Mais les citoyens des Etats-Unis commencent eux aussi à réagir contre des excès qui rappellent fâcheusement l’ère du sénateur Mac Carthy [sic]. Dans quelques semaines un congrès organisé par l’American family foundation [sic] se tiendra à Minneapolis. Beaucoup d’entre vous s’y rendront et témoigneront de notre volonté commune de défendre nos démocraties contre ces totalitarismes nouveaux.

Certes, les pouvoirs publics ne peuvent pas tout. Ce qui compte, c’est la prise de conscience de l’opinion et la solidarité dont commencent à faire preuve en la matière les Etats européens.

C’est dire tout l’intérêt que la Mission interministérielle de lutte contre les sectes, qui relève du Premier ministre français, attache à vos travaux.

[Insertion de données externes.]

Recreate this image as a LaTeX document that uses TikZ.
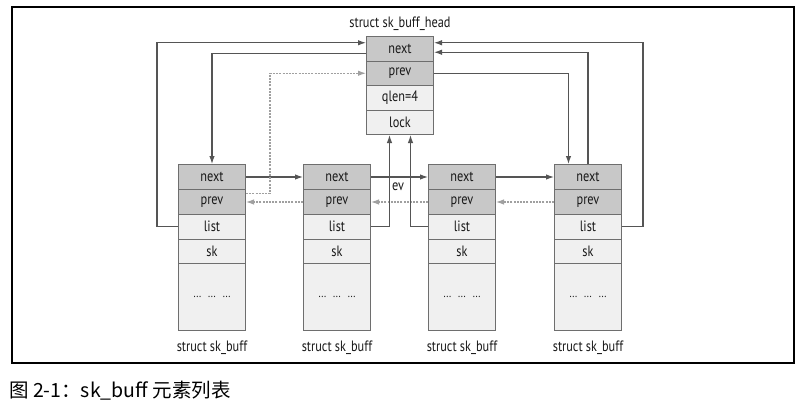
\documentclass[tikz,border=0pt]{standalone}
\usepackage{fontspec}
\setmainfont{PT Sans}
\newfontfamily\labfont[FakeStretch=0.82]{PT Sans}
\newfontfamily\cjk{Noto Sans CJK SC}
\usetikzlibrary{arrows.meta}
\definecolor{bordc}{HTML}{6E6E6E}
\definecolor{darkc}{HTML}{C8C8C8}
\definecolor{lightc}{HTML}{F0F0F0}
\definecolor{linec}{HTML}{555555}
\definecolor{dashc}{HTML}{A0A0A0}
\tikzset{
  rowbox/.style={draw=bordc, line width=1pt, minimum width=67pt, inner sep=0pt, anchor=north west, font=\labfont\fontsize{15}{17}\selectfont, text=black!90},
  darkrow/.style={rowbox, fill=darkc, minimum height=25pt},
  lightrow/.style={rowbox, fill=lightc, minimum height=25pt},
  headrow/.style={rowbox, minimum height=24.5pt},
  conn/.style={draw=linec, line width=1.1pt, -{Latex[length=8pt,width=5.5pt]}},
  dconn/.style={draw=dashc, line width=1.1pt, dash pattern=on 2pt off 1.2pt, -{Latex[length=8pt,width=5.5pt]}},
  caplabel/.style={font=\labfont\fontsize{15}{17}\selectfont, text=black!90, inner sep=0pt}
}
\begin{document}
\begin{tikzpicture}[x=1pt,y=-1pt]
\useasboundingbox (0,0) rectangle (806,410);
\fill[white] (0,0) rectangle (806,410);
% outer frame
\draw[black, line width=1.3pt] (12,7) rectangle (794,363);
% head
\node[headrow, fill=darkc] (h-next) at (366,36) {next};
\node[headrow, fill=darkc] (h-prev) at (366,60.5) {prev};
\node[headrow, fill=lightc] (h-qlen) at (366,85) {qlen=4};
\node[headrow, fill=lightc] (h-lock) at (366,109.5) {lock};
\node[caplabel, anchor=south] (h-lab) at ([yshift=5pt]h-next.north) {struct sk\_buff\_head};
% skb boxes
\foreach \i/\x in {1/178,2/303,3/428,4/554}{
  \node[darkrow] (s\i-next) at (\x,164) {next};
  \node[darkrow] (s\i-prev) at (\x,189) {prev};
  \node[lightrow, minimum height=24.5pt] (s\i-list) at (\x,214) {list};
  \node[lightrow, minimum height=24.5pt] (s\i-sk) at (\x,238.5) {sk};
  \node[lightrow, minimum height=67pt] (s\i-data) at (\x,263) {\fontsize{12}{14}\selectfont\raisebox{1pt}{...\hspace{7pt}...\hspace{7pt}...}};
  \node[caplabel, anchor=north] (s\i-lab) at ([yshift=-10pt]s\i-data.south) {struct sk\_buff};
}
% next chain
\draw[conn] (s1-next.east) -- (s2-next.west);
\draw[conn] (s2-next.east) -- (s3-next.west);
\draw[conn] (s3-next.east) -- (s4-next.west);
\node[caplabel] (ev) at (398,187) {ev};
% prev chain
\draw[dconn] (s2-prev.west) -- (s1-prev.east);
\draw[dconn] (s3-prev.west) -- (s2-prev.east);
\draw[dconn] (s4-prev.west) -- (s3-prev.east);
% head next -> first skb
\draw[conn] ([yshift=-5pt]h-next.west) -| (s1-next.north);
% first skb list -> head next
\draw[conn] (s1-list.west) -- ++(-21,0) |- ([yshift=6pt]h-next.west);
% first skb prev -> head prev (dashed)
\draw[dconn] ([yshift=8.5pt]s1-prev.east) -- ++(24,0) |- (h-prev.west);
% list -> lock
\draw[conn] (s2-list.east) -| ([xshift=-10.5pt]h-lock.south);
\draw[conn] (s3-list.west) -| ([xshift=10.5pt]h-lock.south);
% head prev -> last skb
\draw[conn] (h-prev.east) -| ([xshift=-19.5pt]s4-next.north);
% last skb -> head next
\draw[conn] (s4-next.north) |- ([yshift=-3.5pt]h-next.east);
\draw[conn] (s4-list.east) -- ++(21,0) |- ([yshift=6pt]h-next.east);
% caption
\node[anchor=west, inner sep=0pt, font=\cjk\fontsize{19.5}{22}\selectfont] (cap) at (9,391) {图 2-1：sk\_buff 元素列表};
\end{tikzpicture}
\end{document}
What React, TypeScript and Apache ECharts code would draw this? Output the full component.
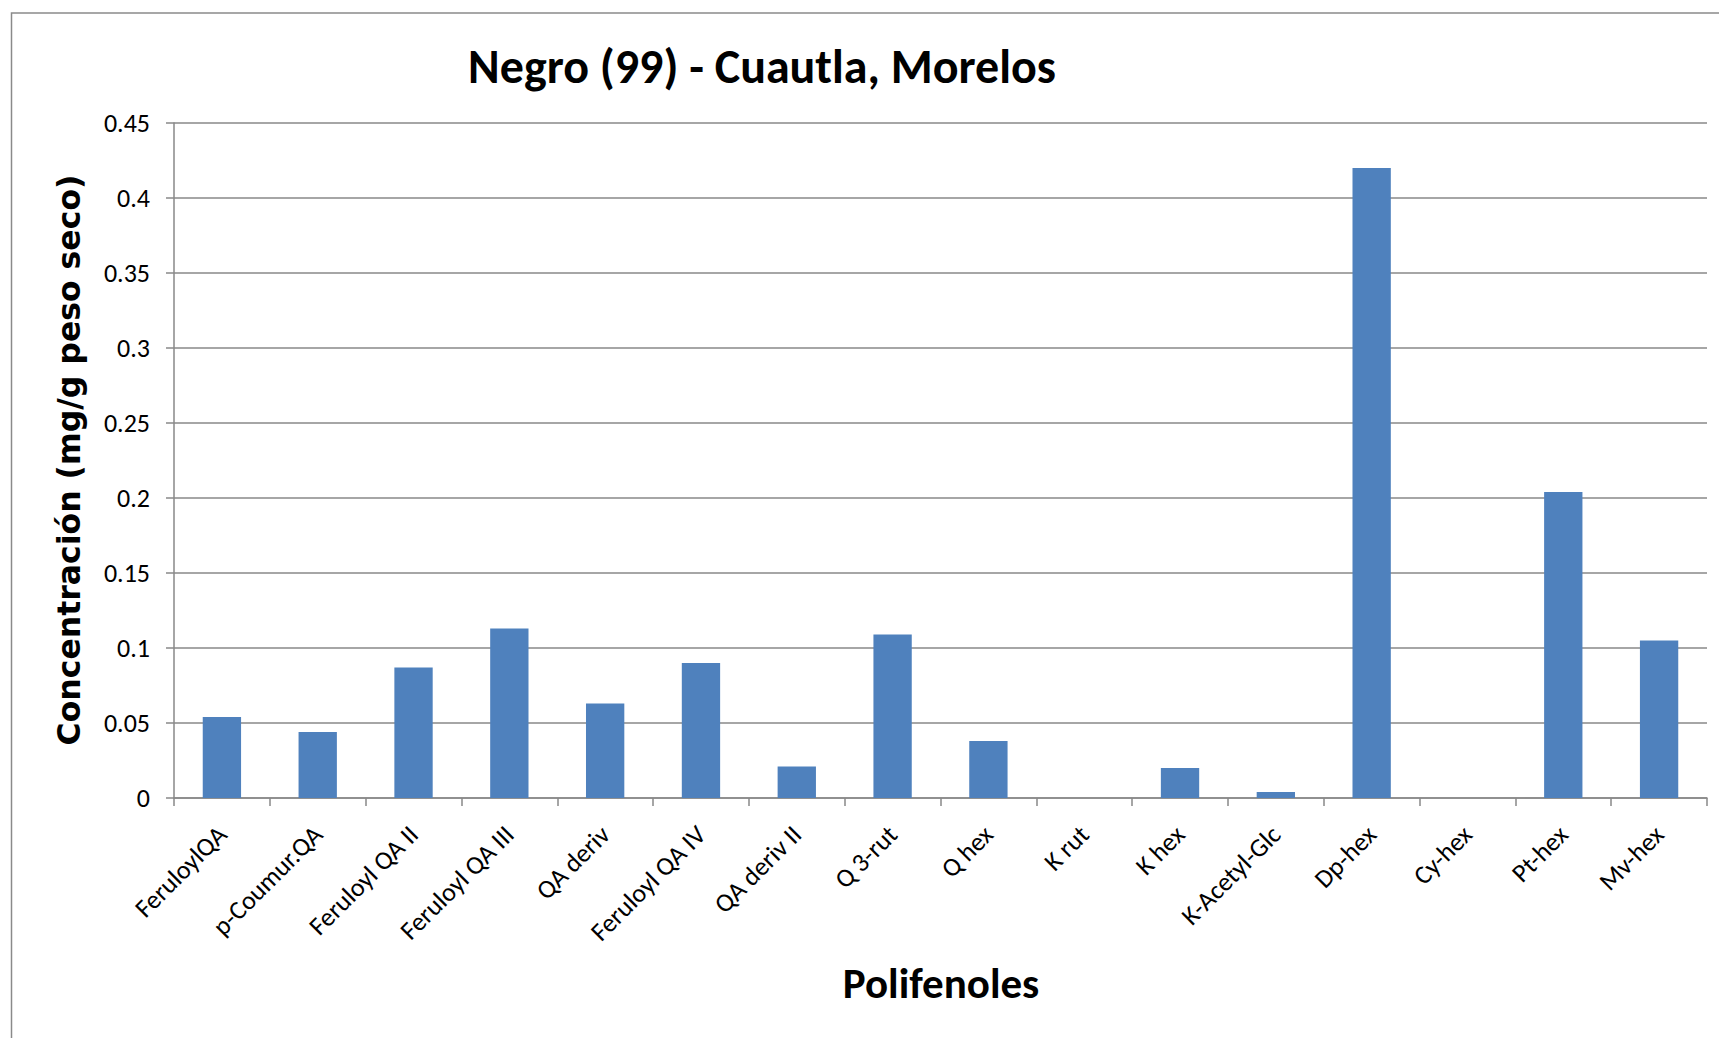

C’est dire combien nous formulons de voeux pour leur succès. La tâche est immense, et nos adversaires bien souvent déloyaux. Mais il s’agit de la liberté humaine aujourd’hui menacée. Le combat d’aujourd’hui rejoint les combats anciens pour la liberté de penser, de croire et d’exprimer contre tous les obscurantismes d’un passé que nous voulons à jamais révolu.

 

NOTES DU CESNUR

  1. En juillet 1998 la résolution 127 n’a pas été approuvée par l’assemblée plénière du Parement de l’Union européenne, dont elle ne constitue donc pas un document officiel.
  2. Le 29 avril 1998, à cause de plusieurs contrastes sur le texte, le rapport de M. Nastase a été éliminé de l’agenda et n’a donc pas été soumis au vote attendu.